Reduction in interest rates can have a significant positive impact

The widely anticipated decision by the Monetary Policy Committee (MPC) to resume its interest rate-easing cycle by reducing rates by another 25 basis points (bps) is the right one.

Prof Raymond Parsons, economist of the North-West University (NWU) Business School, says the MPC decision of 29 May is welcome recognition of the changed economic circumstances that have made this possible.

“While the MPC acknowledged the continued heightened global uncertainties facing the South African economy, it saw them as somewhat more settled for now. The majority view of the MPC therefore recognised the other factors that made it both desirable and practical to further cut borrowing costs for business and consumers at this key juncture in South Africa’s business cycle.”

According to Prof Parsons, even a small reduction in interest rates at this stage can have a big positive impact on the national economic mood and on confidence levels.

He says although it is recognised that monetary policy cannot do the heavy lifting in South Africa’s growth performance, lower borrowing costs are nevertheless supportive of South Africa’s incipient but weak economic recovery.

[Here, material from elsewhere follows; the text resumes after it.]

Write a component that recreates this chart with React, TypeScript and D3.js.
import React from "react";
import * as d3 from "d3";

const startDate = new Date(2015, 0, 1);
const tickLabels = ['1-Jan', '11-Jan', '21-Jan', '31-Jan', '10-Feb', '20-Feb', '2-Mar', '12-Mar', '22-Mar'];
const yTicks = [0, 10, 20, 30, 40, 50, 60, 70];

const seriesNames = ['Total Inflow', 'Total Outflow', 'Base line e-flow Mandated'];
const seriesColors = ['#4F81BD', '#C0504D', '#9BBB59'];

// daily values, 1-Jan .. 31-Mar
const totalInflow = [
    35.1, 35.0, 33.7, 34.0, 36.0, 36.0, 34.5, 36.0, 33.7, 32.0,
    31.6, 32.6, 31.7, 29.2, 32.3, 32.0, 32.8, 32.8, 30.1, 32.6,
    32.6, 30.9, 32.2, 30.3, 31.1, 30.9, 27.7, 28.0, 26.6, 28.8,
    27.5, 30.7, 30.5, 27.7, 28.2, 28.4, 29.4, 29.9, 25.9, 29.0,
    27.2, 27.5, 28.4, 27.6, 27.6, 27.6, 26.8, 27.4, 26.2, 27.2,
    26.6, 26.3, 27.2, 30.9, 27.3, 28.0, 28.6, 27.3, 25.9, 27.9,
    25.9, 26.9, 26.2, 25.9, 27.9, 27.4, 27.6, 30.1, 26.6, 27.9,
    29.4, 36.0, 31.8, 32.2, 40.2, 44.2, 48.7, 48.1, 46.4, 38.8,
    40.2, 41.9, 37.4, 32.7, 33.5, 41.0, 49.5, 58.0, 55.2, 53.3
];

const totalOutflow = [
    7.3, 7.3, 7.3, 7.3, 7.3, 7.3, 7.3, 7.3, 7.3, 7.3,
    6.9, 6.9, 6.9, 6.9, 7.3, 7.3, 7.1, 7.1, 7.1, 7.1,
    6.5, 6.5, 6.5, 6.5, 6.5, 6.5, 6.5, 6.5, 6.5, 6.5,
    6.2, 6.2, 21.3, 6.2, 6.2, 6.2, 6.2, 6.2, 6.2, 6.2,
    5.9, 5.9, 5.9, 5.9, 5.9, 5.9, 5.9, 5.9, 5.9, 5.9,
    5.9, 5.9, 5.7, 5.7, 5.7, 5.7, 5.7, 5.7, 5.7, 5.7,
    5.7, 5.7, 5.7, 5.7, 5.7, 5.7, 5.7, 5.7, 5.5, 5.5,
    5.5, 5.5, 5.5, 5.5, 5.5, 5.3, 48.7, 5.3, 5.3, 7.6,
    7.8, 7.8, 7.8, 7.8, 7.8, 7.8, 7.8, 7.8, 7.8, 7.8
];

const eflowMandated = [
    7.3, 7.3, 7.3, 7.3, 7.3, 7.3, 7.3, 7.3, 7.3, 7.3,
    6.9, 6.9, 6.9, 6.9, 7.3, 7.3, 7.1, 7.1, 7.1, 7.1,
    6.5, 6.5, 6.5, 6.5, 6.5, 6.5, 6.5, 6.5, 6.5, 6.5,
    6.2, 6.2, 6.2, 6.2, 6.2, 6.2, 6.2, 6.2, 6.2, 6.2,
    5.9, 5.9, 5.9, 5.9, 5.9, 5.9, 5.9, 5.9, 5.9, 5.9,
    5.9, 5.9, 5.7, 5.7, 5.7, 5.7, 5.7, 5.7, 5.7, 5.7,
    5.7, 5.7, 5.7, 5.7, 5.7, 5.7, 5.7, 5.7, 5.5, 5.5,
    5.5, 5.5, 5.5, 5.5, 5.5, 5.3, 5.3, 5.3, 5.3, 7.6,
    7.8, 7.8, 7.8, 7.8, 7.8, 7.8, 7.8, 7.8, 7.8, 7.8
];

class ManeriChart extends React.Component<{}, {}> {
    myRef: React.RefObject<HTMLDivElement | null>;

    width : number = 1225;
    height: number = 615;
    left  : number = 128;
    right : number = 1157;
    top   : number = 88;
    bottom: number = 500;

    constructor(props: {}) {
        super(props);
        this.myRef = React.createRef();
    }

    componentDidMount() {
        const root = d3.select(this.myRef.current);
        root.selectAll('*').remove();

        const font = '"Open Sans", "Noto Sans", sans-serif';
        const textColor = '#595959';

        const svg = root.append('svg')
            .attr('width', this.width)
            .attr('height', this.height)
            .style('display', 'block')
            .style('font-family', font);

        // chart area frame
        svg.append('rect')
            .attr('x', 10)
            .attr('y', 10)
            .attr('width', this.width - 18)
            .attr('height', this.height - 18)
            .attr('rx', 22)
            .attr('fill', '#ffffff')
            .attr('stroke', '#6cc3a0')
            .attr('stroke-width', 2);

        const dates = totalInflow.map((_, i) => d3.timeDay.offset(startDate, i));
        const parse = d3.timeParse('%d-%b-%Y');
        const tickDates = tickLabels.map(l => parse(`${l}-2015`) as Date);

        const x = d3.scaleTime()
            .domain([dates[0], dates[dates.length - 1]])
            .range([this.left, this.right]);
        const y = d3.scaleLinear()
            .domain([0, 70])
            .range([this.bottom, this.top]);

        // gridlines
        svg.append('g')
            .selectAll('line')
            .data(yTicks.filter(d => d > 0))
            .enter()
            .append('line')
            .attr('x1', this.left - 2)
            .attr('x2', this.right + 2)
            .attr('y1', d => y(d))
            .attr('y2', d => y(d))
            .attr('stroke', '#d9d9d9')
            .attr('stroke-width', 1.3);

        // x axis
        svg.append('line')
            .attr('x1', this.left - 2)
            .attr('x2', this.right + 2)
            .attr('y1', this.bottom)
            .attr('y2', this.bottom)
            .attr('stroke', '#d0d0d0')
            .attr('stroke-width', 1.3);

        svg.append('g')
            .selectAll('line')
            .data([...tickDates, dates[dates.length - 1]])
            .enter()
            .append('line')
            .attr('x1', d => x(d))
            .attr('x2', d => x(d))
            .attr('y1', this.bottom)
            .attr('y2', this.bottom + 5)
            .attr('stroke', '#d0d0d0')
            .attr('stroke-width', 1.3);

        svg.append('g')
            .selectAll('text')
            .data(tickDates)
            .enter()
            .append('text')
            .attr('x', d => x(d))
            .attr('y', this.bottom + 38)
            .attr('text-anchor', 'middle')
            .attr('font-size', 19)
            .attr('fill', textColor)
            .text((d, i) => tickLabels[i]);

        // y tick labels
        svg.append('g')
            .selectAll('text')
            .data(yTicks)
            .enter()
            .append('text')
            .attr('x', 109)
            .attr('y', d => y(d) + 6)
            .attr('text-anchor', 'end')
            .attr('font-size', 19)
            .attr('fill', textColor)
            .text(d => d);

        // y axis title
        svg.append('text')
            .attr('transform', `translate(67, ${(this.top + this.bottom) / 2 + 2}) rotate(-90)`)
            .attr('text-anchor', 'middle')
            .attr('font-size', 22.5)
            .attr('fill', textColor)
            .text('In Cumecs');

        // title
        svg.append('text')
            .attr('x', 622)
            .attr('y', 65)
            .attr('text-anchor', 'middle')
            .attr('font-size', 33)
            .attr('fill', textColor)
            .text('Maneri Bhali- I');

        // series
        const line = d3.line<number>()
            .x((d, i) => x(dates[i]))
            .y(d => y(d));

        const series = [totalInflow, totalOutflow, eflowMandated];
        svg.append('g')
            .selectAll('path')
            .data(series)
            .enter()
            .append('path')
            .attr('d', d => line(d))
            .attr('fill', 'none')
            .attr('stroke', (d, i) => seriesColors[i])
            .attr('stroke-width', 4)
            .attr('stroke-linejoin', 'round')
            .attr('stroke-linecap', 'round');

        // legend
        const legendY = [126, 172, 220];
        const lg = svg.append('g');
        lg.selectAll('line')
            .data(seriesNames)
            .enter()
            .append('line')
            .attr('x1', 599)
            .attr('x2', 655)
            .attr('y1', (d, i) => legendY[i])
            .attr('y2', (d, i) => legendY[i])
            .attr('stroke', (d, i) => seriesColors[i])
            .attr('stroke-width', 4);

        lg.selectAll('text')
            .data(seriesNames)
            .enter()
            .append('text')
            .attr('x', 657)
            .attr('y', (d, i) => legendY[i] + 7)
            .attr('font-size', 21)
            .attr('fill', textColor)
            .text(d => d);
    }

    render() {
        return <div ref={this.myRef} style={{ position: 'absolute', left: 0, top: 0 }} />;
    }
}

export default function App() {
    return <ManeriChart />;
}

“The MPC has indeed reduced its 2025 GDP growth forecast from 1,7% to 1,2%, which is lower than the 1,4% growth assumption in the recent Budget. The reduced growth projections remain indicative of the extent to which the implementation of much-needed structural reforms must be expedited to basically improve South Africa’s growth prospects.”

Prof Parsons says the debate around a possible future lower inflation target of 3% that was outlined by Lesetja Kganyago, governor of the South African Reserve Bank (SARB), remains a significant one for future monetary policy.

“The path and target will indeed need careful design, good communication and – above all – wide buy-in. The SARB can hit its target for the wrong reasons, as well as miss the target for the right ones. Global research has confirmed that public support of inflation objectives and means is essential. Finance Minister Enoch Godongwana has also recently again emphasised that political support for monetary policy reform, such as a lower inflation target, must be built before it can be implemented,” he concludes.